Seminar| Institute of Mathematical Sciences
Time: Monday, January 19th, 2026,10:00-11:00
Location: IMS, RS408
Speaker: Feng Li, Peking University
Abstract: We examine how spoken accents shape the efficiency of information transmission during earnings conference calls. Using audio-based measures of analyst and manager accents for U.S. firms, we show that accent exposure has economically meaningful effects on market reactions and analyst belief formation. Calls with a higher share of accented questioners exhibit wider post-call bid–ask spreads, more negative cumulative abnormal returns following bad news, and larger forecast errors and slower updates among peer analysts. In contrast, in calls with a greater presence of Asian analysts, accent-heavy interactions are associated with more accurate and faster peer-analyst updates, less negative market reactions to bad news, and smaller liquidity deterioration. These improvements are concentrated among same-race peers and in settings where accented Asian analysts ask the questions.
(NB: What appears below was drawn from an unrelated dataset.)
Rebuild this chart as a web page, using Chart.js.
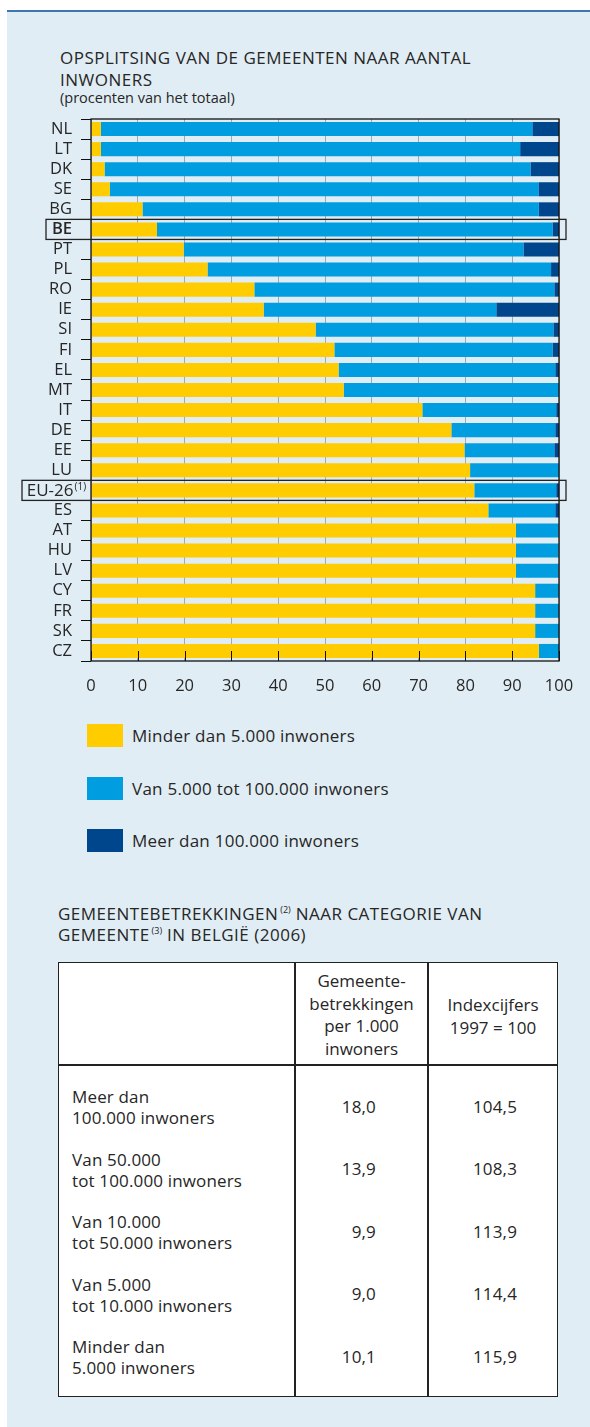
<!DOCTYPE html>
<html>
<head>
<meta charset="utf-8">
<script src="https://cdn.jsdelivr.net/npm/chart.js@4.4.0/dist/chart.umd.min.js"></script>
<style>
body { margin:0; width:590px; height:1427px; background:#fff; font-family:'Open Sans', sans-serif; color:#262626; position:relative; overflow:hidden; }
#panel { position:absolute; left:7px; top:10px; width:583px; height:1417px; background:#e1edf4; border-top:2px solid #3f76b0; box-sizing:border-box; }
.abs { position:absolute; white-space:nowrap; }
#title1 { left:60px; top:47px; font-size:17px; line-height:21.7px; letter-spacing:0.5px; }
#sub1 { left:60px; top:89px; font-size:14.5px; line-height:17px; }
#chartWrap { position:absolute; left:0; top:100px; width:590px; height:600px; }
.sw { position:absolute; left:87px; width:36px; height:23px; }
.lg { position:absolute; left:132px; font-size:17px; line-height:23px; letter-spacing:0.25px; }
#title2 { left:58px; top:902.5px; font-size:17px; line-height:21.7px; letter-spacing:0.5px; }
sup { font-size:9px; line-height:0; vertical-align:7px; margin-left:2px; letter-spacing:0; }
#tbl { position:absolute; left:58px; top:962px; width:500px; height:435px; border:1.5px solid #222; box-sizing:border-box; background:#fff; }
.vl { position:absolute; top:0; bottom:0; width:1.5px; background:#222; }
.hl { position:absolute; left:0; right:0; height:1.5px; background:#222; top:101px; }
.hd { position:absolute; text-align:center; font-size:17px; line-height:22.7px; }
.cell { position:absolute; font-size:17px; line-height:21px; letter-spacing:0.15px; }
</style>
</head>
<body>
<div id="panel"></div>
<div id="title1" class="abs">OPSPLITSING VAN DE GEMEENTEN NAAR AANTAL<br>INWONERS</div>
<div id="sub1" class="abs">(procenten van het totaal)</div>
<div id="chartWrap"><canvas id="grafico" width="590" height="600"></canvas></div>
<div id="legenda"></div>
<div id="title2" class="abs">GEMEENTEBETREKKINGEN<sup>(2)</sup> NAAR CATEGORIE VAN<br>GEMEENTE<sup>(3)</sup> IN BELGIË (2006)</div>
<div id="tbl"></div>
<script>
const categories = ['NL','LT','DK','SE','BG','BE','PT','PL','RO','IE','SI','FI','EL','MT','IT','DE','EE','LU','EU-26','ES','AT','HU','LV','CY','FR','SK','CZ'];
const minder5000 = [2.1, 2.1, 2.9, 4.0, 11.0, 14.1, 19.8, 24.9, 34.9, 36.9, 48.0, 52.0, 52.9, 54.0, 70.8, 77.0, 79.8, 81.0, 81.9, 84.9, 90.8, 90.8, 90.8, 94.9, 94.9, 94.9, 95.7];
const van5000tot100000 = [92.2, 89.6, 91.0, 91.6, 84.7, 84.5, 72.6, 73.4, 64.1, 49.7, 50.8, 46.6, 46.3, 46.0, 28.6, 22.2, 19.2, 19.0, 17.5, 14.3, 9.1, 9.1, 9.1, 5.1, 5.1, 5.1, 4.3];
const meer100000 = [5.7, 8.3, 6.1, 4.4, 4.3, 1.4, 7.6, 1.7, 1.0, 13.4, 1.2, 1.4, 0.8, 0.0, 0.6, 0.8, 1.0, 0.0, 0.6, 0.8, 0.1, 0.1, 0.1, 0.0, 0.0, 0.0, 0.0];
const seriesLabels = ['Minder dan 5.000 inwoners', 'Van 5.000 tot 100.000 inwoners', 'Meer dan 100.000 inwoners'];
const seriesColors = ['#ffcc00', '#009ee0', '#00468c'];
const xTicks = [0, 10, 20, 30, 40, 50, 60, 70, 80, 90, 100];
const highlighted = ['BE', 'EU-26'];

const tableHeaders = ['Gemeente-<br>betrekkingen<br>per 1.000<br>inwoners', 'Indexcijfers<br>1997 = 100'];
const tableRows = ['Meer dan<br>100.000 inwoners', 'Van 50.000<br>tot 100.000 inwoners', 'Van 10.000<br>tot 50.000 inwoners', 'Van 5.000<br>tot 10.000 inwoners', 'Minder dan<br>5.000 inwoners'];
const betrekkingen = ['18,0', '13,9', '9,9', '9,0', '10,1'];
const indexcijfers = ['104,5', '108,3', '113,9', '114,4', '115,9'];

const FONT = "'Open Sans', sans-serif";

// legenda
const legenda = document.getElementById('legenda');
seriesLabels.forEach((lab, i) => {
  const top = 724 + i * 52.5;
  legenda.insertAdjacentHTML('beforeend',
    `<div class="sw" style="top:${top}px;background:${seriesColors[i]}"></div>` +
    `<div class="lg abs" style="top:${top}px">${lab}</div>`);
});

// tabel
const tbl = document.getElementById('tbl');
tbl.insertAdjacentHTML('beforeend', '<div class="vl" style="left:235px"></div><div class="vl" style="left:368px"></div><div class="hl"></div>');
tbl.insertAdjacentHTML('beforeend', `<div class="hd" style="left:236px;width:133px;top:7px">${tableHeaders[0]}</div>`);
tbl.insertAdjacentHTML('beforeend', `<div class="hd" style="left:369px;width:130px;top:31px">${tableHeaders[1]}</div>`);
tableRows.forEach((r, i) => {
  const cy = 143 + i * 62.5;
  tbl.insertAdjacentHTML('beforeend',
    `<div class="cell abs" style="left:13px;top:${cy - 20}px">${r}</div>` +
    `<div class="cell abs" style="right:181px;top:${cy - 10.5}px;text-align:right">${betrekkingen[i]}</div>` +
    `<div class="cell abs" style="right:40px;top:${cy - 10.5}px;text-align:right">${indexcijfers[i]}</div>`);
});

const kader = {
  id: 'kader',
  afterDatasetsDraw(chart) {
    const { ctx, chartArea: a, scales: { x, y } } = chart;
    ctx.save();
    ctx.strokeStyle = '#111';
    ctx.lineWidth = 1.3;
    ctx.strokeRect(a.left, a.top, a.right - a.left, a.bottom - a.top);
    // tick marks inside bottom axis
    ctx.lineWidth = 1;
    xTicks.forEach(v => {
      const px = Math.round(x.getPixelForValue(v)) + 0.5;
      ctx.beginPath();
      ctx.moveTo(px, a.bottom);
      ctx.lineTo(px, a.bottom - 10);
      ctx.stroke();
    });
    // highlighted rows
    const half = (y.getPixelForValue(1) - y.getPixelForValue(0)) / 2;
    ctx.lineWidth = 1.3;
    ctx.strokeStyle = '#222';
    highlighted.forEach(l => {
      const i = categories.indexOf(l);
      const cy = y.getPixelForValue(i);
      const left = l === 'BE' ? 46 : 22;
      ctx.strokeRect(left, cy - half, 566 - left, half * 2);
    });
    // EU-26 label with footnote
    const ie = categories.indexOf('EU-26');
    const cy = y.getPixelForValue(ie);
    ctx.fillStyle = '#262626';
    ctx.textBaseline = 'middle';
    ctx.textAlign = 'right';
    ctx.font = `17px ${FONT}`;
    ctx.fillText('EU-26', 73.5, cy + 1);
    ctx.textAlign = 'left';
    ctx.font = `10px ${FONT}`;
    ctx.fillText('(1)', 74.5, cy - 3);
    ctx.restore();
  }
};

new Chart(document.getElementById('grafico').getContext('2d'), {
  type: 'bar',
  data: {
    labels: categories,
    datasets: [minder5000, van5000tot100000, meer100000].map((d, i) => ({
      label: seriesLabels[i],
      data: d,
      backgroundColor: seriesColors[i],
      borderWidth: 0,
      barPercentage: 0.7,
      categoryPercentage: 1
    }))
  },
  options: {
    indexAxis: 'y',
    responsive: false,
    animation: false,
    layout: { padding: { top: 19, right: 31, left: 0, bottom: 0 } },
    plugins: { legend: { display: false }, tooltip: { enabled: false } },
    scales: {
      x: {
        stacked: true,
        min: 0,
        max: 100,
        afterBuildTicks: s => { s.ticks = xTicks.map(v => ({ value: v })); },
        afterFit: s => { s.height = 39; },
        grid: { color: '#a8a8a8', lineWidth: 1, drawTicks: false },
        border: { display: false },
        ticks: { color: '#262626', padding: 15, font: { family: FONT, size: 16.5 } }
      },
      y: {
        stacked: true,
        afterFit: s => { s.width = 91; },
        grid: { offset: true, drawOnChartArea: false, drawTicks: true, tickLength: 10, color: '#111' },
        border: { display: false },
        ticks: {
          color: '#262626',
          padding: 9,
          autoSkip: false,
          callback: (v, i) => categories[i] === 'EU-26' ? '' : categories[i],
          font: c => ({ family: FONT, size: 16.5, weight: categories[c.index] === 'BE' ? '600' : 'normal' })
        }
      }
    }
  },
  plugins: [kader]
});
</script>
</body>
</html>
Overall, the findings indicate that accents operate both as a communication friction that reduce clarity and increase processing cost, and as a marker of informational depth that more technical or probing questions elicit richer managerial responses that linguistically aligned listeners and investors can better interpret.
About the speaker: 李丰老师任北京大学光华管理学院商务统计与经济计量系副教授,博士生导师。研究领域包括贝叶斯统计学,大规模时间序列预测方法,大数据分布式学习。他的最新研究成果发表在统计与金融期刊JCGS, EJOR, CAR等,担任International Journal of Forecasting 副主编。